--- Start of ENTRIES PROVIDED ---

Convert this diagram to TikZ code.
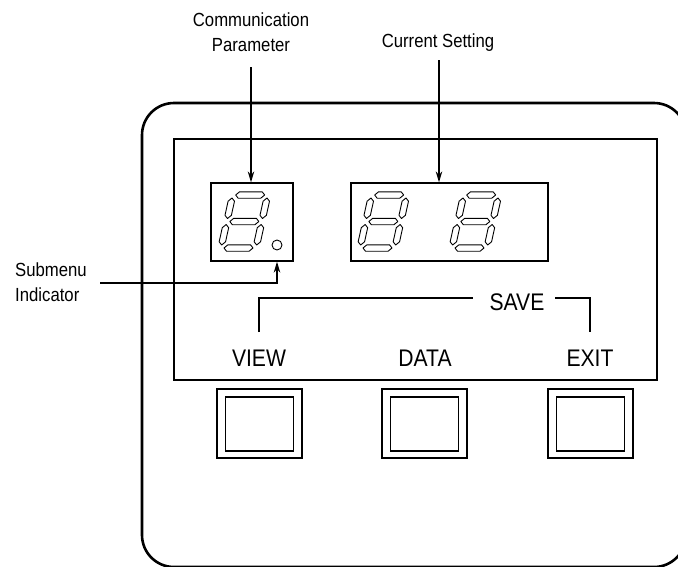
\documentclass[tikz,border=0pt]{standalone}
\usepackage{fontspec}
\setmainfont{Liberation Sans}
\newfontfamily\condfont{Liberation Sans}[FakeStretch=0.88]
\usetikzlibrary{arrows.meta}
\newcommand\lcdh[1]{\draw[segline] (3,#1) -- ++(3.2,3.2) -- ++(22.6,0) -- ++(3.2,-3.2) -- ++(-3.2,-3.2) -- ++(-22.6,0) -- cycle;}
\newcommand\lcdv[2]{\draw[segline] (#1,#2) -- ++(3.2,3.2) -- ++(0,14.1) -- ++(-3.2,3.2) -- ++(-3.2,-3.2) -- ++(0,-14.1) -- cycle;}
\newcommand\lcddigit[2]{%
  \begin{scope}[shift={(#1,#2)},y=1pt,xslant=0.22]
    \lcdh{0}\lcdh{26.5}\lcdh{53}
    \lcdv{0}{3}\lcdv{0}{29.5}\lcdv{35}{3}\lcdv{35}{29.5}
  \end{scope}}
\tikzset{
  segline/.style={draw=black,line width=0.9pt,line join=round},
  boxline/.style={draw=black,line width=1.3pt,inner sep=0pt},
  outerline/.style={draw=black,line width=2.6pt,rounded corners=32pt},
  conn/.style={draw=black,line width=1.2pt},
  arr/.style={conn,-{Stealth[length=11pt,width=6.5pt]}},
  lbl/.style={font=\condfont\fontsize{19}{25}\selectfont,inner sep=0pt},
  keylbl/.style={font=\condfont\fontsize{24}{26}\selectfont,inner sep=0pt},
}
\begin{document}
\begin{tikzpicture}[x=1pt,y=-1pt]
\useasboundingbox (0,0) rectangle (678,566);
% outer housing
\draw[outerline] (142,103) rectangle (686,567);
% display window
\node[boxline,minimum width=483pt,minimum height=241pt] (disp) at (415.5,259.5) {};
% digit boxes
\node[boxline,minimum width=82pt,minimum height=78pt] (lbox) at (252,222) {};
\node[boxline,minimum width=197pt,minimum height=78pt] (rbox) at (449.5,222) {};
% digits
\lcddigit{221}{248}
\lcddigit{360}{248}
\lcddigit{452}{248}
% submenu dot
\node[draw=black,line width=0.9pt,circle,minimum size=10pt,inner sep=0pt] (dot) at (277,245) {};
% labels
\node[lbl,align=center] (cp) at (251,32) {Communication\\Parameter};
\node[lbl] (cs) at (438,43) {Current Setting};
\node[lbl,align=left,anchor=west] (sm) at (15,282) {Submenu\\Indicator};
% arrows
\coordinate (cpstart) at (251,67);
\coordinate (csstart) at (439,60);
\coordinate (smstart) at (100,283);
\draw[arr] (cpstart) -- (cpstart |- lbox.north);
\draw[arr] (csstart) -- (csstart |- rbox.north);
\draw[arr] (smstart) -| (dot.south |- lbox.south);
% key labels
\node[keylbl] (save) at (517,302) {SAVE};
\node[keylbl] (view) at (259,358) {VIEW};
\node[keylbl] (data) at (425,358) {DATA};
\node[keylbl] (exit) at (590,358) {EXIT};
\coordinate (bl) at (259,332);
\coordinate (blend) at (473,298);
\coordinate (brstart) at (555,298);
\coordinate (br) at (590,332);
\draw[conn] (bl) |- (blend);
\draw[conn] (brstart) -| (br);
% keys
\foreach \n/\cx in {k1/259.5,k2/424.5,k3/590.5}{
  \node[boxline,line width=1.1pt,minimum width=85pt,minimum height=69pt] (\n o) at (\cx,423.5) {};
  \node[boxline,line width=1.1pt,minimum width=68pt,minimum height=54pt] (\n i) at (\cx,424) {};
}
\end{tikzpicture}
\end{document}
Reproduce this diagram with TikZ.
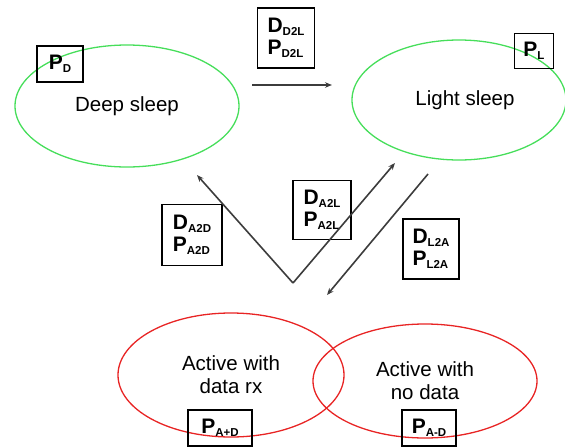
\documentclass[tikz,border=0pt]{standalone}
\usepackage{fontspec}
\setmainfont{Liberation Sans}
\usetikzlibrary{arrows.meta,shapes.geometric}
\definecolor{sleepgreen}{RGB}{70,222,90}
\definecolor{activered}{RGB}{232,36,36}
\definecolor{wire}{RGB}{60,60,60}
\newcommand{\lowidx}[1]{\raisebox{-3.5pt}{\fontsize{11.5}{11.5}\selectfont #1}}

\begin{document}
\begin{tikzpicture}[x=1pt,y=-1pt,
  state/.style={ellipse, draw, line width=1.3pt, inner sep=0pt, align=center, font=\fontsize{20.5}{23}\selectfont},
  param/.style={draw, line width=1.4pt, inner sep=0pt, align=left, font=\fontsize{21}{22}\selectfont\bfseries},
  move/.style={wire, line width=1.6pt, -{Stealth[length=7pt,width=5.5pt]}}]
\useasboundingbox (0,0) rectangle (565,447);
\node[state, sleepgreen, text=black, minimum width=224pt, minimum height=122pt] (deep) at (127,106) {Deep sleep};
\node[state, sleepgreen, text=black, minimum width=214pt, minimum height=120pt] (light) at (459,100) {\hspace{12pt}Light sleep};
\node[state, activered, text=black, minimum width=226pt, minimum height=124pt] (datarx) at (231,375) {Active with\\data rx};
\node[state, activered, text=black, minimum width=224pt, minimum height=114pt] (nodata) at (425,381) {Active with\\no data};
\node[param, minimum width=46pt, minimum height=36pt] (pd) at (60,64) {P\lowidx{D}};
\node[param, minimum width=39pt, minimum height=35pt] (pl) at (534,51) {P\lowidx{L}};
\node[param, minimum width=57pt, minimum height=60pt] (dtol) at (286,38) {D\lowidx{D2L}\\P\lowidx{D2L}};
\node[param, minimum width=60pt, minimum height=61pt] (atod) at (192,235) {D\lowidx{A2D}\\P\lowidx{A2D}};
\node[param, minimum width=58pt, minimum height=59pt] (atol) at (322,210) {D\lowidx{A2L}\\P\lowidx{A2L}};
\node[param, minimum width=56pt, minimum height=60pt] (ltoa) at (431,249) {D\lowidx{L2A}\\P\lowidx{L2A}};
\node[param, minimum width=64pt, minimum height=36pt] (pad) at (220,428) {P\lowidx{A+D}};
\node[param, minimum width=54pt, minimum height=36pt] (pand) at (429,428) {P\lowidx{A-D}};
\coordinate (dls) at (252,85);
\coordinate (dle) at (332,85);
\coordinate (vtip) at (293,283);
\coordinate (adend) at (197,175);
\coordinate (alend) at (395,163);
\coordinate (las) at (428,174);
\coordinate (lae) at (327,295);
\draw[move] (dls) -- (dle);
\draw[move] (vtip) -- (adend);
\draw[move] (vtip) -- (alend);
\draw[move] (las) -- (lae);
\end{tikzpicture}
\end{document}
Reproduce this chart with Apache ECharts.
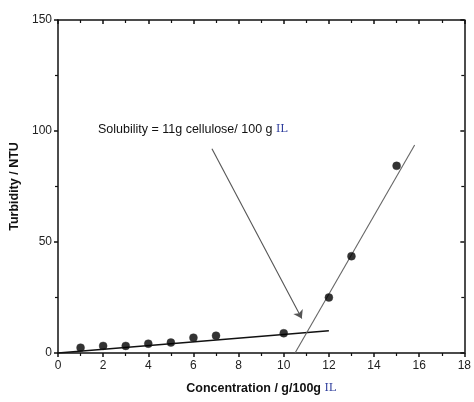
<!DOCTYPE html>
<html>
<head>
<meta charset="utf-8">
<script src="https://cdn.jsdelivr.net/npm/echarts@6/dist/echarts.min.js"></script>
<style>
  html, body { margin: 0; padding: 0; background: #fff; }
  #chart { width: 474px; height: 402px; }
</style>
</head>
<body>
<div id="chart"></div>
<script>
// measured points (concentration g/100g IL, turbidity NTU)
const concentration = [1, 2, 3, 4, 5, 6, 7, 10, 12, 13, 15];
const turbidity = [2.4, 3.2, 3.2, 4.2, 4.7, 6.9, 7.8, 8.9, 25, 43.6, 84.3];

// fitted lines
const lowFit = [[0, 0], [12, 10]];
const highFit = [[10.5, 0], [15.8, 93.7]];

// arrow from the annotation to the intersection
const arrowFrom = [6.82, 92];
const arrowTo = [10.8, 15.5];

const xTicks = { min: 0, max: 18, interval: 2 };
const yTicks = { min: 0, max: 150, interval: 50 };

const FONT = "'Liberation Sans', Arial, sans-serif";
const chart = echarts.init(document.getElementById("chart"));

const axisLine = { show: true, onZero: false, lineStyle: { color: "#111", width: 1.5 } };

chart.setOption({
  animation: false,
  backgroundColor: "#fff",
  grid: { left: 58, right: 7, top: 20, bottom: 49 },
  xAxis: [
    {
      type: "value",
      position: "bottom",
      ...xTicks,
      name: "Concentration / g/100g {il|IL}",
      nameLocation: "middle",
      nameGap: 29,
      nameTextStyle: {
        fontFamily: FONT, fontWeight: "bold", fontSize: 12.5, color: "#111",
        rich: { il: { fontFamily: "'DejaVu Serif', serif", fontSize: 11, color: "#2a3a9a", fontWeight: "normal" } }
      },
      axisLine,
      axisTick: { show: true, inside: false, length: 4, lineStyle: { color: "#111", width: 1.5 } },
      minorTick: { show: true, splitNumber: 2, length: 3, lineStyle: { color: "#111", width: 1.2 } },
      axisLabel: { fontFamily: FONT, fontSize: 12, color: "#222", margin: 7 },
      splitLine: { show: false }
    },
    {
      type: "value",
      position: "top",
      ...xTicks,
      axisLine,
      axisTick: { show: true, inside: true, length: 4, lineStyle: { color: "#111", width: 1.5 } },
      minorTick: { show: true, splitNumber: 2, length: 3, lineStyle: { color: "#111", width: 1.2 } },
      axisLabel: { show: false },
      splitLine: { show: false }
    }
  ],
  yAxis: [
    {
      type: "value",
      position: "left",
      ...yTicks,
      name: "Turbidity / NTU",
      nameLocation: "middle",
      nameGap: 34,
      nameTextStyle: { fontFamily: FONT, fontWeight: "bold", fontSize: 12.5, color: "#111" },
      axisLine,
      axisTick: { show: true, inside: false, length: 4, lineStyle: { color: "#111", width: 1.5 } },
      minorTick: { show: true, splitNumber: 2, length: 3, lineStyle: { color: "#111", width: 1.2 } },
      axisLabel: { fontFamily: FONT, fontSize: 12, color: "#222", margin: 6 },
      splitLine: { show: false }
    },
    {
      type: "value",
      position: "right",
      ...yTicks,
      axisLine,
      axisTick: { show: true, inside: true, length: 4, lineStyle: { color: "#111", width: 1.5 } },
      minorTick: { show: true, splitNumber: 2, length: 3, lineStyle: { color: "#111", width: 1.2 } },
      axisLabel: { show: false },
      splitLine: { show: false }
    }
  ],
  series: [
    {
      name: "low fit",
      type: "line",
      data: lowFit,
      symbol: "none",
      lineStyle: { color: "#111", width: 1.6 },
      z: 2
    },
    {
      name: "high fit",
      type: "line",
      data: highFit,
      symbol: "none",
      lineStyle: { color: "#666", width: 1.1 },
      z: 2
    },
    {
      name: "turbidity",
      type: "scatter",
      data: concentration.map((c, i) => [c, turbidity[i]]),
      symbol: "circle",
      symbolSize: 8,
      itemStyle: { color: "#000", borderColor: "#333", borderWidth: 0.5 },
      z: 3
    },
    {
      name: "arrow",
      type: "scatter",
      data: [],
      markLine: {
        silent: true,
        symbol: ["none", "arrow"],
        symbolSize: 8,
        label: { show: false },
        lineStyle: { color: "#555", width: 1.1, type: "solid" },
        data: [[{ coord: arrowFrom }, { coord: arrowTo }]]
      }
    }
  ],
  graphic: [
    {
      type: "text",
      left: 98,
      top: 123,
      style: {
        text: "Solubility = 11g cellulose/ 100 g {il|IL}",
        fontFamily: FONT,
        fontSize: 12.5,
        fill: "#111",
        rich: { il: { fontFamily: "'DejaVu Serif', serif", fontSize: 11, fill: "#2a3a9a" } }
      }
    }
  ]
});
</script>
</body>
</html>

--- End of ENTRIES PROVIDED ---

= SHORT TASK =
Gather all lines with the string "this" from the data.

= IN RESPONSE =
Convert this diagram to TikZ code.
Reproduce this diagram with TikZ.
Reproduce this chart with Apache ECharts.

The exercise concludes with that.